According to the famous Myers-Briggs personality type test, I am an extrovert, but only very slightly. My full Myers-Briggs personality code is ENFP - a type of person described in various online sources as "visionary", "inspiring", "charming", "ingenious" and "risk-taking". In the decades since it was invented in the 40s, serious scientists have queued up to demonstrate the ways in which Myers-Briggs may be so flawed as to be hopelessly inaccurate. Since receiving my results, however, I have come to the considered conclusion that the critics are wrong. And jealous, probably. Some people, huh?
Anyway, I mention this not to brag (we ENFPs aren't boastful) but to establish that I'm not - according to Myers-Briggs, anyway - an introvert. Yet lately I've been half-wishing I were. Because, for a while now, psychologists have been re-evaluating this most maligned of personality types. Their conclusion, in short: being an introvert may be under-rated.
Introverts are not what the rest of us, the three-quarters of the population who are extroverts, think they are. If you're cripplingly shy and desperate to make more friends, you're probably an extrovert; if you spend time alone because you're depressed, you could be either. True introverts are, on balance, drained by social interaction and energised by time alone; for extroverts, the opposite applies. So you may have spent much of your life at noisy parties and not even realised you're really what Marti Laney, in her book The Introvert Advantage, annoyingly refers to as "an innie". Famous "innies", she says, include Gwyneth Paltrow, Meryl Streep, Einstein and Al Gore, although also - just in case any introverts are tempted to start feeling superior - Enya. As a culture, Laney writes, "we value action, speed, competition and drive. It's no wonder people are defensive about introversion."
Introverts find social interaction tiring, some studies suggest, because they can't help but engage and empathise to a degree that extroverts habitually don't - an approach that would exhaust anybody if they did it all the time. There's a positive flipside to this: introverts tend to be better at sustaining long-term friendships, and to demonstrate a higher degree of sensitivity in emotional interactions. In organisations, it has been argued, introverts can't bring themselves to butter up people insincerely - so a boss who wants to avoid taking on yes-men and women ought to consider hiring some introverts.

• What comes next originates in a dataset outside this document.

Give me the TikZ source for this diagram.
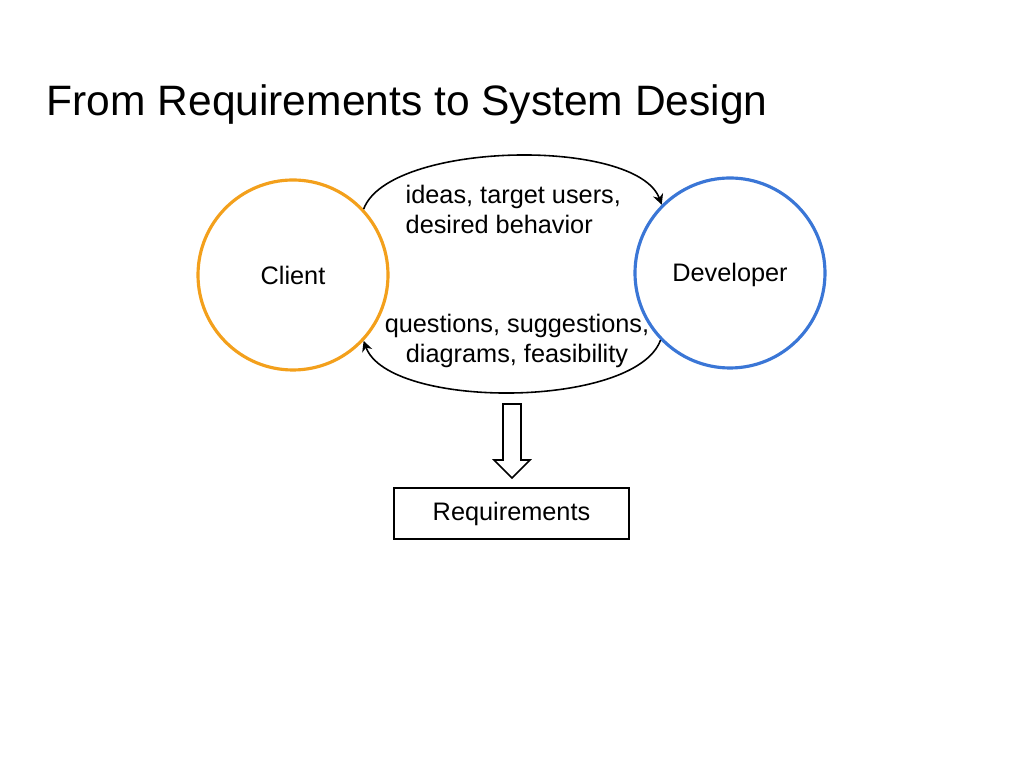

The problem is, extroverts usually can't get their minds around the idea of introversion, so they wrongly believe they're being helpful by trying to convert introverts to high-octane socialising - the "You should get out more!" syndrome. Laney, by contrast, tells introverts they must respect their own personality type, for example by spending time alone in nature every day, rather than trying to force a fundamental character shift. Even as an extrovert, I like to think I can understand this point. But that's me: charming and ingenious, as usual.